_What the exercise asks_
Go through the listing below and gather every line with the word "down".

BEGIN

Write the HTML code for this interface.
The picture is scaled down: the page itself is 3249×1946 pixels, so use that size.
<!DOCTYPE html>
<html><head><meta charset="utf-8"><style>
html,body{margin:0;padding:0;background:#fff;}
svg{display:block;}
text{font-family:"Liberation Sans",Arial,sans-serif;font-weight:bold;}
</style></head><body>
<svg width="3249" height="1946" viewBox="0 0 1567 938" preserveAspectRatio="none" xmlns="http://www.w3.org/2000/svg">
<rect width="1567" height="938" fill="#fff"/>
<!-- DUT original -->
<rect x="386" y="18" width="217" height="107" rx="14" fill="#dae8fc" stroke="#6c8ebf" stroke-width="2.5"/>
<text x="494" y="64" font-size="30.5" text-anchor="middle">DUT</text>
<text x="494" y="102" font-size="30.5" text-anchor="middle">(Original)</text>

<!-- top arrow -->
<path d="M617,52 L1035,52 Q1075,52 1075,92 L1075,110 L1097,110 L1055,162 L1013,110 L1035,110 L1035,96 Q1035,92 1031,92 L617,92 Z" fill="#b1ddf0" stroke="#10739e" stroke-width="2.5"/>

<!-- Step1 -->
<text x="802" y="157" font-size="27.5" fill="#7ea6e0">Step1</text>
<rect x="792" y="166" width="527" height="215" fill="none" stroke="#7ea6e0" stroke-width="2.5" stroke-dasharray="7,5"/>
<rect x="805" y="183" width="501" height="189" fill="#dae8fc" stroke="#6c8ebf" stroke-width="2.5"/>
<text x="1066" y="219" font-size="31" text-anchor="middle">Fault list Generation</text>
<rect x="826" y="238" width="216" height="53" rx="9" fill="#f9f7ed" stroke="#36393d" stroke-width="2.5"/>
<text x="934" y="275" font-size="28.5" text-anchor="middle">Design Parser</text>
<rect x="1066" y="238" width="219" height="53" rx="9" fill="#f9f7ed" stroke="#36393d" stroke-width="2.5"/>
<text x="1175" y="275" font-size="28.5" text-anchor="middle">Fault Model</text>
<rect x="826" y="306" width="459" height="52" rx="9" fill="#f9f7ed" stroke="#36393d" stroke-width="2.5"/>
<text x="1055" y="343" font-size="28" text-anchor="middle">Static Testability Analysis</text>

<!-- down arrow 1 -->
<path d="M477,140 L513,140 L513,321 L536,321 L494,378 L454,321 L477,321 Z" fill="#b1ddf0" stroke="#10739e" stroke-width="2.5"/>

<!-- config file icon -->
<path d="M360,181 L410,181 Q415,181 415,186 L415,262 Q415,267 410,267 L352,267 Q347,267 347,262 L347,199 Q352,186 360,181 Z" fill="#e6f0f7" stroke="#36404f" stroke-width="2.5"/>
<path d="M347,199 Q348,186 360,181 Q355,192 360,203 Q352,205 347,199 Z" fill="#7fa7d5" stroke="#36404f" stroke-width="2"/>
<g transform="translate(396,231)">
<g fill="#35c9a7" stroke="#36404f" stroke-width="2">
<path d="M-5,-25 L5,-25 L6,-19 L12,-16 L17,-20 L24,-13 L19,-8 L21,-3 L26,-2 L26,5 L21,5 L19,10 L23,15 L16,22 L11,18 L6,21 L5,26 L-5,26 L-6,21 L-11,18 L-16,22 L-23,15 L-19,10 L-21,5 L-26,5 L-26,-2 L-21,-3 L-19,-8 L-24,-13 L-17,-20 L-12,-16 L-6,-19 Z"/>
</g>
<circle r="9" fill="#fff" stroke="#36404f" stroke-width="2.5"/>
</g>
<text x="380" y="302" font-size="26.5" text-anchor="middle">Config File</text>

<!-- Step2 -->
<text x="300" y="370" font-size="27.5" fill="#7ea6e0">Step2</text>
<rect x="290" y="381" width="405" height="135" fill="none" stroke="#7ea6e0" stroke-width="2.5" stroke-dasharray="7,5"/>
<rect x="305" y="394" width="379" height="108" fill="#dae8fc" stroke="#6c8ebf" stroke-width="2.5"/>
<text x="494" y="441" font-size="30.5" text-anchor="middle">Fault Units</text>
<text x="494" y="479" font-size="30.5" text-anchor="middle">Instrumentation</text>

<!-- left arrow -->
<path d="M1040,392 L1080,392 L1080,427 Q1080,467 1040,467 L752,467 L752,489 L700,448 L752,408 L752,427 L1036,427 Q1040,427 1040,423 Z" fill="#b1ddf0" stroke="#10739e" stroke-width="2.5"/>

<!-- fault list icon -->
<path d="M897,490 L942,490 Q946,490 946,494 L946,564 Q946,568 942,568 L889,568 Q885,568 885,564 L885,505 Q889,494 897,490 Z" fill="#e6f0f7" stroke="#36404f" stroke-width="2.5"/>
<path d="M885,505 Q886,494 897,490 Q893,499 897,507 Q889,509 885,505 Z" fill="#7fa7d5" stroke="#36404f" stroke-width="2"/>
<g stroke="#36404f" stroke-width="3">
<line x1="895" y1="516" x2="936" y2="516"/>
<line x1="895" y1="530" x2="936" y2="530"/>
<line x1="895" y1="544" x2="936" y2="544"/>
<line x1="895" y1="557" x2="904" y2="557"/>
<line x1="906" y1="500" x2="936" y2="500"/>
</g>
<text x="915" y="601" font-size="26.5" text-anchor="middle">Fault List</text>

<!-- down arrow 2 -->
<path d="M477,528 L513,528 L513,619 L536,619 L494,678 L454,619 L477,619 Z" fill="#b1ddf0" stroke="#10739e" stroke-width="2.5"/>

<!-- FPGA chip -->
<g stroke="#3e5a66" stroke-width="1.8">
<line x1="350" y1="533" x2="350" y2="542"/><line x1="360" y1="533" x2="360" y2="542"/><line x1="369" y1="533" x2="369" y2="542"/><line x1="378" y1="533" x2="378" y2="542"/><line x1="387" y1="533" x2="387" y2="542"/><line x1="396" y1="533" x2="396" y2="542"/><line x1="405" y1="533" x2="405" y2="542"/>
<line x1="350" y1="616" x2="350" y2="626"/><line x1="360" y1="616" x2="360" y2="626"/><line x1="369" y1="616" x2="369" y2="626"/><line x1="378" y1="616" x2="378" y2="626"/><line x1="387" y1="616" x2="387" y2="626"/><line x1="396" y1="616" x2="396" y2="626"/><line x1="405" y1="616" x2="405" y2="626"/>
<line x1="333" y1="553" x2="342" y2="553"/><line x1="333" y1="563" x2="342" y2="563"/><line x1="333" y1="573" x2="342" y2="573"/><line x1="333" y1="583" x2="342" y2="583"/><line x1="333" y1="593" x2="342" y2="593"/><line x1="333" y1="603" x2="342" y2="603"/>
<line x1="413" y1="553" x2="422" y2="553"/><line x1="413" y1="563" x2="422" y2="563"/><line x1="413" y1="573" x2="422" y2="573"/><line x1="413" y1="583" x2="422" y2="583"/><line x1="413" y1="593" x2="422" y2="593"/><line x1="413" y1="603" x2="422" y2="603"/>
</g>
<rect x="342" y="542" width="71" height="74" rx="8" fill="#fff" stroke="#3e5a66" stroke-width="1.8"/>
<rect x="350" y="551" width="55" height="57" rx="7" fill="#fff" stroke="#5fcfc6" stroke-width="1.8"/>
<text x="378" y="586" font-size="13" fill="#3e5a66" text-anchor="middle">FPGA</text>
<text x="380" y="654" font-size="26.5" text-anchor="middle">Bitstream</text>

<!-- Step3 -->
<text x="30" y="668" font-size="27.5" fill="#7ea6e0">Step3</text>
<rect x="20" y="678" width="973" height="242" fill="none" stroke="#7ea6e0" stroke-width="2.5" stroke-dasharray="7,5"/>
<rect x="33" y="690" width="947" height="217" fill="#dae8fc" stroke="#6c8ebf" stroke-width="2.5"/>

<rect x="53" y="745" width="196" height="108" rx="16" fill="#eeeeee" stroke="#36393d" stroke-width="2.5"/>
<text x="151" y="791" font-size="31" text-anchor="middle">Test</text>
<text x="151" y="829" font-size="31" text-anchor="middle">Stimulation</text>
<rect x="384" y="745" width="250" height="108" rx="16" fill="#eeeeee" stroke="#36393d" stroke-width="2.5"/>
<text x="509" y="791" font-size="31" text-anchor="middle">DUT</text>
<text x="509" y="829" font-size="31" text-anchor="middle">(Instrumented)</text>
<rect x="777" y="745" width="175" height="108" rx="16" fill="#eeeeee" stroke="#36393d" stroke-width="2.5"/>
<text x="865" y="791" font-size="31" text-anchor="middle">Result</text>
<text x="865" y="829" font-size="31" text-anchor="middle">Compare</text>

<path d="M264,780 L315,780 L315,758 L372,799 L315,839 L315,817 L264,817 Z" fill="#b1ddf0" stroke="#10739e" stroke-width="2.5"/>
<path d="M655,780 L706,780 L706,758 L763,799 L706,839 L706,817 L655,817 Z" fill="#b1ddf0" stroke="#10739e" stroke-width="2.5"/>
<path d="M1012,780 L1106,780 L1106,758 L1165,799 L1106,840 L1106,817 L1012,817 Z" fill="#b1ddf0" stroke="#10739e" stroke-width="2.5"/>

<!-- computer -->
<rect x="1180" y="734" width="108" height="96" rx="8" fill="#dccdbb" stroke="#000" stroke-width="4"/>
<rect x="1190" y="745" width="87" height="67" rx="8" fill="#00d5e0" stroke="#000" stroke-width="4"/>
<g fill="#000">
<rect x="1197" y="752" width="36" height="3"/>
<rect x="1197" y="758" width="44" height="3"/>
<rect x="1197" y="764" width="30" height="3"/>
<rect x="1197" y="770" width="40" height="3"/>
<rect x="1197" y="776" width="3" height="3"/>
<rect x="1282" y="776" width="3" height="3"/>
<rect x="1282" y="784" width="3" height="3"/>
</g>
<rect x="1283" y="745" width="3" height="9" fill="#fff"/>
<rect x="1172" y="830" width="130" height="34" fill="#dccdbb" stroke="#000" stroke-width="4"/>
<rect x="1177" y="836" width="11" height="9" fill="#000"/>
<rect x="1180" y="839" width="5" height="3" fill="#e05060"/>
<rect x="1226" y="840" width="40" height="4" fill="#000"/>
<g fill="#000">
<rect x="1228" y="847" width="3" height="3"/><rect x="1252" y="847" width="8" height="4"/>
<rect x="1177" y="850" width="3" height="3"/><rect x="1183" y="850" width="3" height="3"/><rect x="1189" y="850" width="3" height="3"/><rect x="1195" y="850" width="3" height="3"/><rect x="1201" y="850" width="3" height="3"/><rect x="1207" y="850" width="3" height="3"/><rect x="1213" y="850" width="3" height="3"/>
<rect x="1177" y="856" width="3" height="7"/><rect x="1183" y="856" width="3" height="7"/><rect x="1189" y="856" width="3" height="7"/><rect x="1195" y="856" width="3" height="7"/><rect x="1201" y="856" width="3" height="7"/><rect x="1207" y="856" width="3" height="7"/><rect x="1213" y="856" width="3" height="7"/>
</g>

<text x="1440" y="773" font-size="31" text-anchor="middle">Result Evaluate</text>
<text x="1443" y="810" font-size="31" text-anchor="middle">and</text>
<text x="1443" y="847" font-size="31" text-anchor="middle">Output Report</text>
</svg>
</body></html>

END

_Response_
The picture is scaled down: the page itself is 3249×1946 pixels, so use that size.
<!-- down arrow 1 -->
<!-- down arrow 2 -->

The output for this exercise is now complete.